On 9/25/23 11:06, Zack Weinberg wrote:

For clarity, I was talking about the overhead of
_AS_DETECT_BETTER_SHELL, not the overhead of functions themselves.

Great!
It is unclear to me whether bourne-ish shells that were new in March
13 1992 that still didn't support shell functions, or whether there
were simply older shells still floating around in widespread use.
I don't know either.  What I do know is that in 1995 there were several
proprietary Unix vendors that intentionally froze their /bin the way it
was *before* the changes mandated by "Unix95", and I fully expect there
are still computers today running *those versions* of those OSes, in
conjunction with expensive equipment, like mass spectrometers and
industrial robots, which still works Just Fine but the vendor longer
exists.  Some subset of those computers also need to need to communicate
with more modern systems, which involves doing things like compiling
current versions of libssl, and here we are.

Autotools should transition from "we support everything since 1984"
Please understand that the last time I tried to make such a change -
to autoconf proper, not to config.* - I got flamed to a crisp by
the maintainer of C-Kermit.
I would be happy to revert the change at the first since of trouble, to raise the white flag before the flamethrower goes off.
On Mon, Sep 25, 2023, at 10:57 AM, John Cotton Ericson wrote:
Sure.

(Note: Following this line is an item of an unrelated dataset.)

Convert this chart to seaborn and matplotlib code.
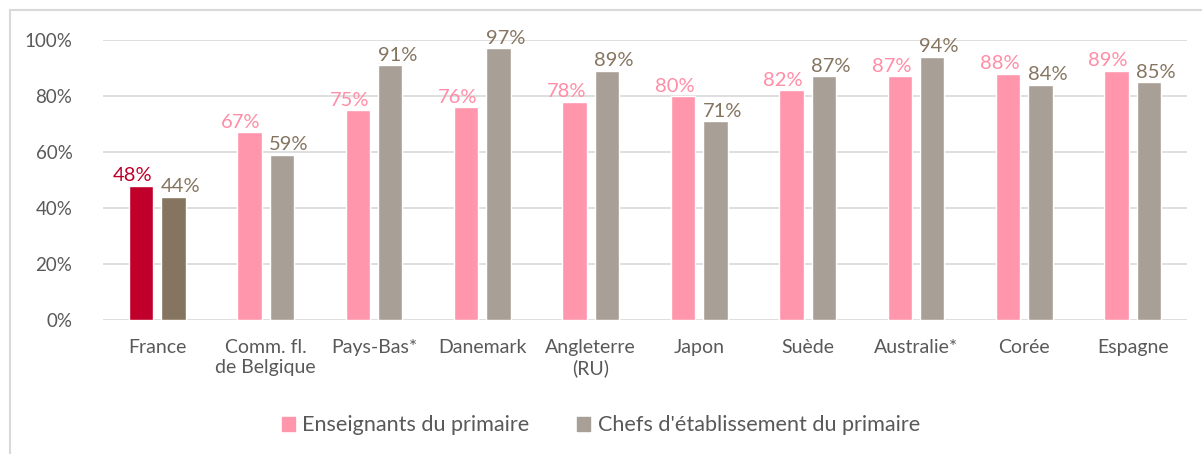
import pandas as pd
import matplotlib.pyplot as plt
import seaborn as sns
from matplotlib.lines import Line2D
from matplotlib.patches import Patch

# Data
countries = ["France", "Comm. fl.\nde Belgique", "Pays-Bas*", "Danemark", "Angleterre\n(RU)",
             "Japon", "Suède", "Australie*", "Corée", "Espagne"]
teachers = [48, 67, 75, 76, 78, 80, 82, 87, 88, 89]
principals = [44, 59, 91, 97, 89, 71, 87, 94, 84, 85]
series = ["Enseignants du primaire", "Chefs d'établissement du primaire"]

df = pd.DataFrame({
    "pays": countries * 2,
    "groupe": [series[0]] * len(countries) + [series[1]] * len(countries),
    "valeur": [v / 100 for v in teachers + principals],
})

pink, grey = "#FF96AC", "#A89F96"
red, brown = "#C0002A", "#857560"
pink_txt, grey_txt = "#FF8DA6", "#857560"

sns.set_style("white")
plt.rcParams["font.family"] = ["Lato", "DejaVu Sans"]

fig = plt.figure(figsize=(12.02, 4.54), dpi=100)
ax = fig.add_axes([0.0857, 0.2952, 0.9018, 0.6167])

sns.barplot(data=df, x="pays", y="valeur", hue="groupe", palette=[pink, grey],
            width=0.6, gap=0.25, ax=ax, legend=False, saturation=1)

# France highlighted
ax.containers[0][0].set_facecolor(red)
ax.containers[1][0].set_facecolor(brown)

# labels sit slightly outward from each pair, as in the original
shifts = [-6, 5]
for i, (cont, vals) in enumerate(zip(ax.containers, [teachers, principals])):
    for j, (bar, v) in enumerate(zip(cont, vals)):
        if j == 0:
            col = red if i == 0 else brown
        else:
            col = pink_txt if i == 0 else grey_txt
        ax.annotate(f"{v}%", (bar.get_x() + bar.get_width() / 2, bar.get_height()),
                    xytext=(shifts[i], 1), textcoords="offset points", ha="center",
                    va="bottom", fontsize=14.5, color=col)

ax.set_ylim(0, 1.0)
ax.set_xlim(-0.5, len(countries) - 0.5)
ax.set_yticks([0, 0.2, 0.4, 0.6, 0.8, 1.0])
ax.set_yticklabels(["0%", "20%", "40%", "60%", "80%", "100%"])
ax.yaxis.grid(True, color="#D9D9D9", lw=1.2)
ax.set_axisbelow(True)
for s in ax.spines.values():
    s.set_visible(False)
ax.tick_params(axis="both", length=0, labelcolor="#595959")
ax.tick_params(axis="y", pad=22, labelsize=13.5)
ax.tick_params(axis="x", pad=14, labelsize=14)
ax.set_xlabel("")
ax.set_ylabel("")

handles = [Patch(color=pink), Patch(color=grey)]
fig.legend(handles, series, loc="center", bbox_to_anchor=(0.5, 0.063), ncol=2,
           frameon=False, fontsize=15.6, handlelength=0.6, handleheight=0.6,
           handletextpad=0.35, columnspacing=2.2, labelcolor="#595959")

# chart frame (partial)
fig.add_artist(Line2D([10 / 1202, 1], [1 - 10 / 454] * 2, color="#D9D9D9", lw=1.5))
fig.add_artist(Line2D([10 / 1202] * 2, [0, 1 - 10 / 454], color="#D9D9D9", lw=1.5))

fig.savefig("out.png", dpi=100)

If they show up, we can definitely revert it. But what happens
if they *don't* show up? What do you think in that case?
How long are you prepared to stick to your position? How many angry e-
mails are you prepared to field?

Perhaps you are worried about a principle--agent problem where the angree emails don't go to this list, and persist even after the change is reverted? I.e. I tiptoe and do then undo a thing, while you bear the burden of getting the angry emails?